NEW YORK (Reuters Health) – Pregnant women given tranexamic acid immediately after their cesarean section are 16% less likely to experience postpartum hemorrhage, according to results of the TRAAP2 clinical trial.
The test, on 4,431 women, found that 26.7% of the women given the drug had an estimated blood loss of more than 1,000 ml or required a transfusion within two days of the surgery. In the placebo group, the rate was 31.6% (P=0.003).
“The most important message is that tranexamic acid works when given in addition to uterotonics,” chief author Dr. Loic Sentilhes of Bordeaux University Hospital, in France, told Reuters Health in a telephone interview.
“The effect is not huge” so it may not change practice, he said. “But the risk of adverse events is very low.”
Another reason for caution is that when the research team looked at individual secondary outcomes, such as postpartum blood transfusion, gravimetrically estimated blood loss, clinically significant postpartum blood loss as assessed by the doctor, or emergency surgery, the rates were not significantly better in the tranexamic acid group.
More data are needed, he said, and at this point routine use of the treatment would be “questionable.

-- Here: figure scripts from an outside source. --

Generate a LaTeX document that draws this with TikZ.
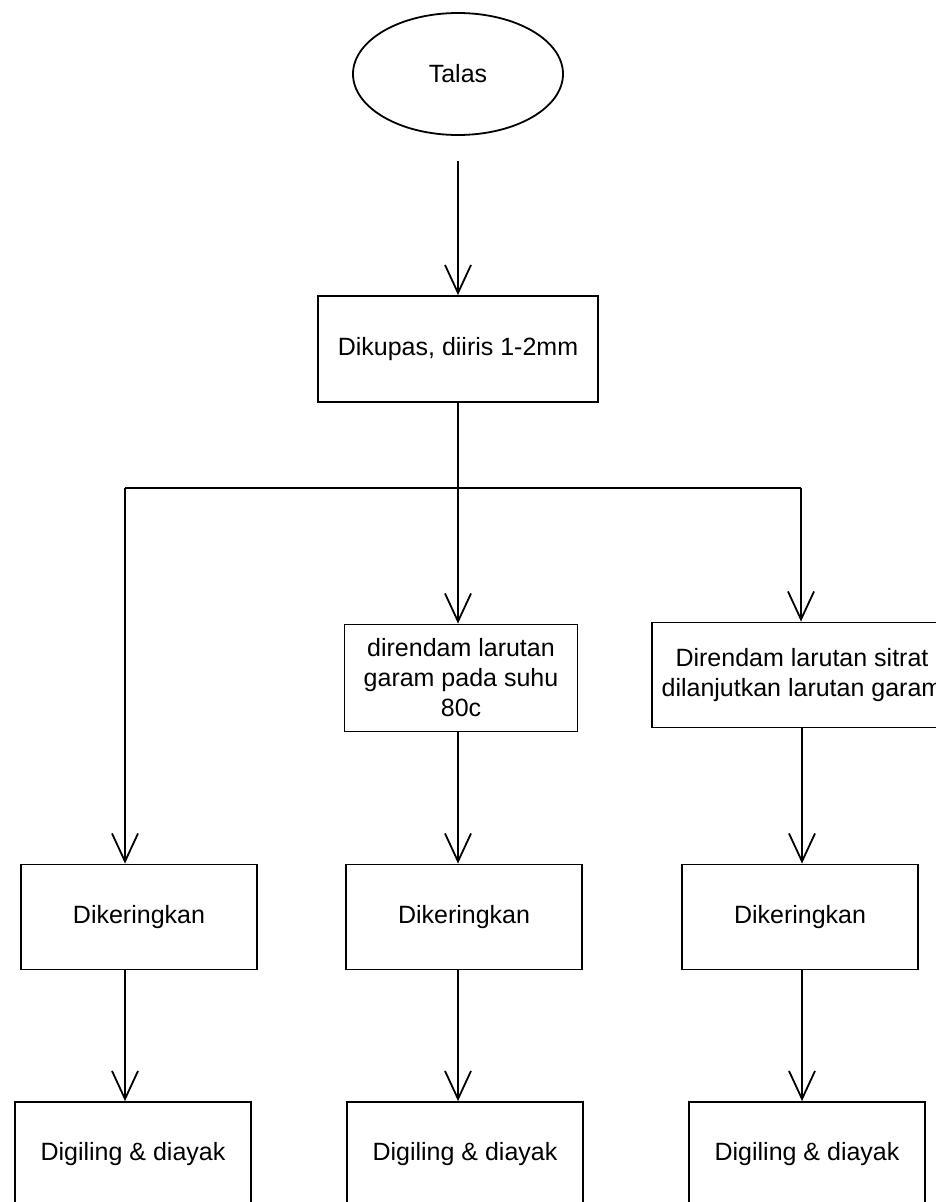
\documentclass[tikz,border=0pt]{standalone}
\usepackage{fontspec}
\setmainfont{Liberation Sans}
\usepackage{tikz}
\usetikzlibrary{shapes.geometric, arrows.meta}
\tikzset{
	stepbox/.style={draw, rectangle, align=center, inner sep=4pt},
	flow/.style={-{Straight Barb[length=28pt, width=26pt]}},
}

\begin{document}
\begin{tikzpicture}[x=1pt, y=-1pt, line width=1.8pt, font=\fontsize{25}{30}\selectfont]
	\useasboundingbox (0,0) rectangle (936,1202);
	
	\node[draw, ellipse, minimum width=210pt, minimum height=122pt] (talas) at (458,74) {Talas};
	\node[stepbox, minimum width=280pt, minimum height=106pt] (kupas) at (458,349) {Dikupas, diiris 1-2mm};
	
	\coordinate (cabangL) at (125,488);
	\coordinate (cabangM) at (458,488);
	\coordinate (cabangR) at (801,488);
	
	\node[stepbox, minimum width=233pt, minimum height=107pt] (rendamA) at (461,678) {direndam larutan\\garam pada suhu\\80c};
	\node[stepbox, minimum width=300pt, minimum height=105pt] (rendamB) at (802,675) {Direndam larutan sitrat\\dilanjutkan larutan garam};
	
	\foreach \n/\x in {1/139, 2/464, 3/800} {
		\node[stepbox, minimum width=236pt, minimum height=105pt] (kering\n) at (\x,917) {Dikeringkan};
	}
	\foreach \n/\x in {1/133, 2/465, 3/807} {
		\node[stepbox, minimum width=236pt, minimum height=104pt] (giling\n) at (\x,1154) {Digiling \& diayak};
	}
	
	\draw[flow, shorten <=25pt] (talas.south) -- (kupas.north);
	\draw (kupas.south) -- (cabangM);
	\draw (cabangL) -- (cabangR);
	\draw[flow] (cabangL) -- (cabangL |- kering1.north);
	\draw[flow] (cabangM) -- (cabangM |- rendamA.north);
	\draw[flow] (cabangR) -- (cabangR |- rendamB.north);
	\draw[flow] (rendamA.south -| cabangM) -- (cabangM |- kering2.north);
	\draw[flow] (rendamB.south) -- (rendamB.south |- kering3.north);
	\foreach \n/\c in {1/cabangL, 2/cabangM, 3/rendamB.south} {
		\draw[flow] (kering\n.south -| \c) -- (giling\n.north -| \c);
	}
\end{tikzpicture}
\end{document}
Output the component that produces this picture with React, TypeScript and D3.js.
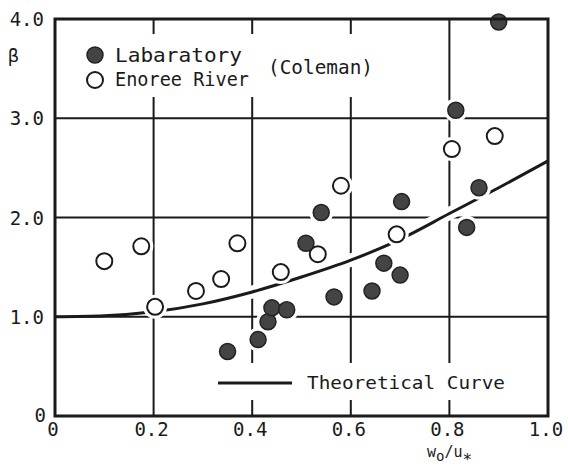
import React from "react";
import * as d3 from "d3";

const xTicks = [0, 0.2, 0.4, 0.6, 0.8, 1.0];
const xTickLabels = ["0", "0.2", "0.4", "0.6", "0.8", "1.0"];
const yTicks = [0, 1, 2, 3, 4];
const yTickLabels = ["0", "1.0", "2.0", "3.0", "4.0"];

const labX = [0.35, 0.412, 0.432, 0.44, 0.47, 0.509, 0.54, 0.566, 0.643, 0.667, 0.70, 0.703, 0.813, 0.835, 0.86, 0.90];
const labY = [0.65, 0.77, 0.95, 1.09, 1.07, 1.74, 2.05, 1.20, 1.26, 1.54, 1.42, 2.16, 3.08, 1.90, 2.30, 3.97];

const enoX = [0.10, 0.175, 0.203, 0.286, 0.337, 0.37, 0.458, 0.533, 0.58, 0.693, 0.805, 0.892];
const enoY = [1.56, 1.71, 1.10, 1.26, 1.38, 1.74, 1.45, 1.63, 2.32, 1.83, 2.69, 2.82];

const curveX = [0, 0.1, 0.2, 0.3, 0.4, 0.5, 0.6, 0.7, 0.8, 0.9, 1.0];
const curveY = [1.0, 1.01, 1.05, 1.13, 1.25, 1.4, 1.57, 1.78, 2.04, 2.3, 2.57];

const W = 568;
const H = 470;
const FONT = "'DejaVu Sans Mono', monospace";
const INK = "#1a1a1a";

export default function App() {
  const x = d3.scaleLinear().domain([0, 1]).range([55, 548]);
  const y = d3.scaleLinear().domain([0, 4]).range([416, 19]);

  const lab = labX.map((v, i) => ({ x: v, y: labY[i] }));
  const eno = enoX.map((v, i) => ({ x: v, y: enoY[i] }));
  const curve = curveX.map((v, i) => ({ x: v, y: curveY[i] }));

  const line = d3
    .line<{ x: number; y: number }>()
    .x((d) => x(d.x))
    .y((d) => y(d.y))
    .curve(d3.curveMonotoneX);

  const casing = curve.filter((d) => d.x >= 0.25);
  const r = 8;
  const halo = 12;

  return (
    <svg
      width={W}
      height={H}
      style={{ position: "absolute", left: 0, top: 0, background: "#fff" }}
      fontFamily={FONT}
    >
      <rect x={0} y={0} width={W} height={H} fill="#fff" />
      {/* grid */}
      {xTicks.slice(1, -1).map((t) => (
        <line key={"vx" + t} x1={x(t)} x2={x(t)} y1={y(4)} y2={y(0)} stroke={INK} strokeWidth={2} />
      ))}
      {yTicks.slice(1, -1).map((t) => (
        <line key={"hy" + t} x1={x(0)} x2={x(1)} y1={y(t)} y2={y(t)} stroke={INK} strokeWidth={2} />
      ))}
      {/* curve casing + curve */}
      <path d={line(casing) || ""} fill="none" stroke="#fff" strokeWidth={13} />
      <path d={line(curve) || ""} fill="none" stroke={INK} strokeWidth={3} />
      {/* legend boxes */}
      <rect x={57} y={34} width={323} height={63} fill="#fff" />
      <rect x={212} y={363} width={313} height={37} fill="#fff" />
      {/* halos */}
      {[...lab, ...eno].map((d, i) => (
        <circle key={"h" + i} cx={x(d.x)} cy={y(d.y)} r={halo} fill="#fff" />
      ))}
      {/* markers */}
      {eno.map((d, i) => (
        <circle key={"e" + i} cx={x(d.x)} cy={y(d.y)} r={r} fill="#fff" stroke={INK} strokeWidth={2} />
      ))}
      {lab.map((d, i) => (
        <circle key={"l" + i} cx={x(d.x)} cy={y(d.y)} r={r} fill="#444" stroke="#222" strokeWidth={1.5} />
      ))}
      {/* frame */}
      <rect x={x(0)} y={y(4)} width={x(1) - x(0)} height={y(0) - y(4)} fill="none" stroke={INK} strokeWidth={3} />
      {/* tick labels */}
      {yTicks.map((t, i) => (
        <text key={"yl" + t} x={t === 0 ? 46 : 44} y={y(t) + (t === 0 ? 6 : 7)} textAnchor="end" fontSize={19} fill={INK}>
          {yTickLabels[i]}
        </text>
      ))}
      {xTicks.map((t, i) => (
        <text key={"xl" + t} x={x(t) - 2} y={436} textAnchor="middle" fontSize={19} fill={INK}>
          {xTickLabels[i]}
        </text>
      ))}
      {/* axis titles */}
      <text x={8} y={62} fontSize={18} fill={INK}>β</text>
      <text x={427} y={457} fontSize={15} fill={INK}>
        <tspan>w</tspan>
        <tspan dy={4} fontSize={14}>o</tspan>
        <tspan dy={-4}>/u</tspan>
        <tspan dy={8} fontSize={16}>*</tspan>
      </text>
      {/* legend */}
      <circle cx={95} cy={55} r={r} fill="#444" stroke="#222" strokeWidth={1.5} />
      <circle cx={95} cy={80} r={r} fill="#fff" stroke={INK} strokeWidth={2} />
      <text x={115} y={62} fontSize={19} fill={INK} textLength={127} lengthAdjust="spacingAndGlyphs">Labaratory</text>
      <text x={115} y={86} fontSize={19} fill={INK} textLength={134} lengthAdjust="spacingAndGlyphs">Enoree River</text>
      <text x={268} y={74} fontSize={19} fill={INK} textLength={105} lengthAdjust="spacingAndGlyphs">(Coleman)</text>
      <line x1={218} x2={292} y1={383} y2={383} stroke={INK} strokeWidth={3} />
      <text x={307} y={389} fontSize={18} fill={INK} textLength={198} lengthAdjust="spacingAndGlyphs">Theoretical Curve</text>
    </svg>
  );
}
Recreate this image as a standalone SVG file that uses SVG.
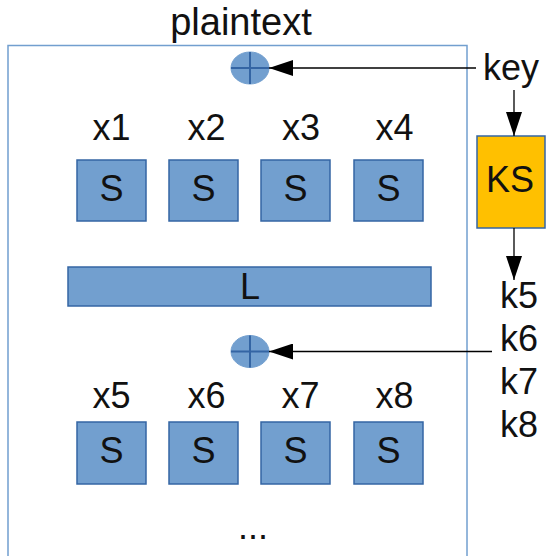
<svg xmlns="http://www.w3.org/2000/svg" width="546" height="556" viewBox="0 0 546 556">
<style>
text{font-family:"Liberation Sans",Arial,sans-serif;font-size:36px;fill:#111}
.m{text-anchor:middle}
.box{fill:#729fcf;stroke:#3465a4;stroke-width:1.5}
.xor{fill:#729fcf;stroke:#729fcf;stroke-width:1}
.cross{stroke:#3465a4;stroke-width:2}
.ln{stroke:#000;stroke-width:1.3;fill:none}
</style>
<defs>
<marker id="ah" markerWidth="24" markerHeight="16" refX="24" refY="8" orient="auto" markerUnits="userSpaceOnUse">
<path d="M0,0 L24,8 L0,16 Z" fill="#000"/>
</marker>
</defs>
<rect x="8" y="45.5" width="459" height="530" fill="none" stroke="#729fcf" stroke-width="1.5"/>
<text class="m" x="241" y="35" style="font-size:38px">plaintext</text>
<g id="xor1"><ellipse class="xor" cx="250" cy="68" rx="19" ry="16"/><line class="cross" x1="250" y1="52" x2="250" y2="84"/><line class="cross" x1="231" y1="68" x2="269" y2="68"/></g>
<g id="xor2"><ellipse class="xor" cx="250" cy="351.5" rx="19" ry="16"/><line class="cross" x1="250" y1="335.5" x2="250" y2="367.5"/><line class="cross" x1="231" y1="351.5" x2="269" y2="351.5"/></g>
<g id="key"><text x="483" y="80">key</text></g>
<g id="ks"><rect x="477" y="136" width="68" height="92" fill="#ffc000" stroke="#3465a4" stroke-width="1.5"/><text class="m" x="510" y="192">KS</text></g>
<g id="klabels"><text x="500" y="308">k5</text><text x="500" y="351">k6</text><text x="500" y="394">k7</text><text x="500" y="437">k8</text></g>
<g id="row1">
<text class="m" x="111.5" y="140">x1</text><text class="m" x="206.5" y="140">x2</text><text class="m" x="301" y="140">x3</text><text class="m" x="394.5" y="140">x4</text>
<g id="s1"><rect class="box" x="77" y="160" width="69" height="61"/><text class="m" x="111.5" y="201">S</text></g>
<g id="s2"><rect class="box" x="169" y="160" width="69" height="61"/><text class="m" x="203.5" y="201">S</text></g>
<g id="s3"><rect class="box" x="261" y="160" width="69" height="61"/><text class="m" x="295.5" y="201">S</text></g>
<g id="s4"><rect class="box" x="354" y="160" width="69" height="61"/><text class="m" x="388.5" y="201">S</text></g>
</g>
<g id="L"><rect class="box" x="68" y="267" width="363" height="39"/><text class="m" x="250" y="299">L</text></g>
<g id="row2">
<text class="m" x="111.5" y="408">x5</text><text class="m" x="206.5" y="408">x6</text><text class="m" x="300.5" y="408">x7</text><text class="m" x="394.5" y="408">x8</text>
<g id="s5"><rect class="box" x="77" y="422" width="69" height="62"/><text class="m" x="111.5" y="463">S</text></g>
<g id="s6"><rect class="box" x="169" y="422" width="69" height="62"/><text class="m" x="203.5" y="463">S</text></g>
<g id="s7"><rect class="box" x="261" y="422" width="69" height="62"/><text class="m" x="295.5" y="463">S</text></g>
<g id="s8"><rect class="box" x="354" y="422" width="69" height="62"/><text class="m" x="388.5" y="463">S</text></g>
</g>
<text class="m" x="253" y="539">...</text>
<g id="connectors">
<line class="ln" x1="476" y1="68" x2="269" y2="68" marker-end="url(#ah)"/>
<line class="ln" x1="514" y1="90" x2="514" y2="136" marker-end="url(#ah)"/>
<line class="ln" x1="514" y1="228" x2="514" y2="280" marker-end="url(#ah)"/>
<line class="ln" x1="492" y1="351.5" x2="269" y2="351.5" marker-end="url(#ah)"/>
</g>
</svg>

No effect is sufficiently high to recommend it for all women to have.”
Smaller trials had suggested tranexamic acid reduced postpartum blood loss after a cesarean. Other research has shown it can lower the odds of transfusion in elective surgery and the risk of bleeding-related mortality in a woman experiencing a postpartum hemorrhage.
TRAAP2, the results of which appear in the New England Journal of Medicine, was done at 27 maternity hospitals in France.
The study included women who were at week 34 in their pregnancy or later. All received intravenous administration of a prophylactic uterotonic agent along with either 1 g of tranexamic acid or placebo, usually within the three minutes after birth (however in a quarter of the patients it was done later, a violation of protocol).
When the researchers looked at specific groups of patients, they found a 21% reduction in the primary outcome among women who delivered before labor and a 20% reduction among women not considered at risk for postpartum hemorrhage. Both were statistically significant.
The researchers also saw a 12% reduction in the primary endpoint among women who were at risk for postpartum hemorrhage and a 9% reduction among women who delivered during labor, but the confidence intervals were too broad to make those findings statistically significant.
A third of the women had their cesarean performed during labor.
“The only risk of adverse events at that dosage is an increase in the gastrointestinal side effects,” said Dr. Sentilhes.
Nausea and vomiting occurred in 43.0% of tranexamic-acid recipients versus 36.3% in the placebo group (P<0.001).
The rates of thromboembolic events within three months of delivery were not statistically different between the two groups – 0.4% with tranexamic acid versus 0.1% with placebo (P=0.08) – but the trend offered a reason for caution, said Dr. Sentilhes.
Maternal satisfaction scores were similar between the two groups at day 2 and after two months.
However, “more subtle health dimensions, such as quality of life or mother-infant relationship, were not explored,” the researchers said.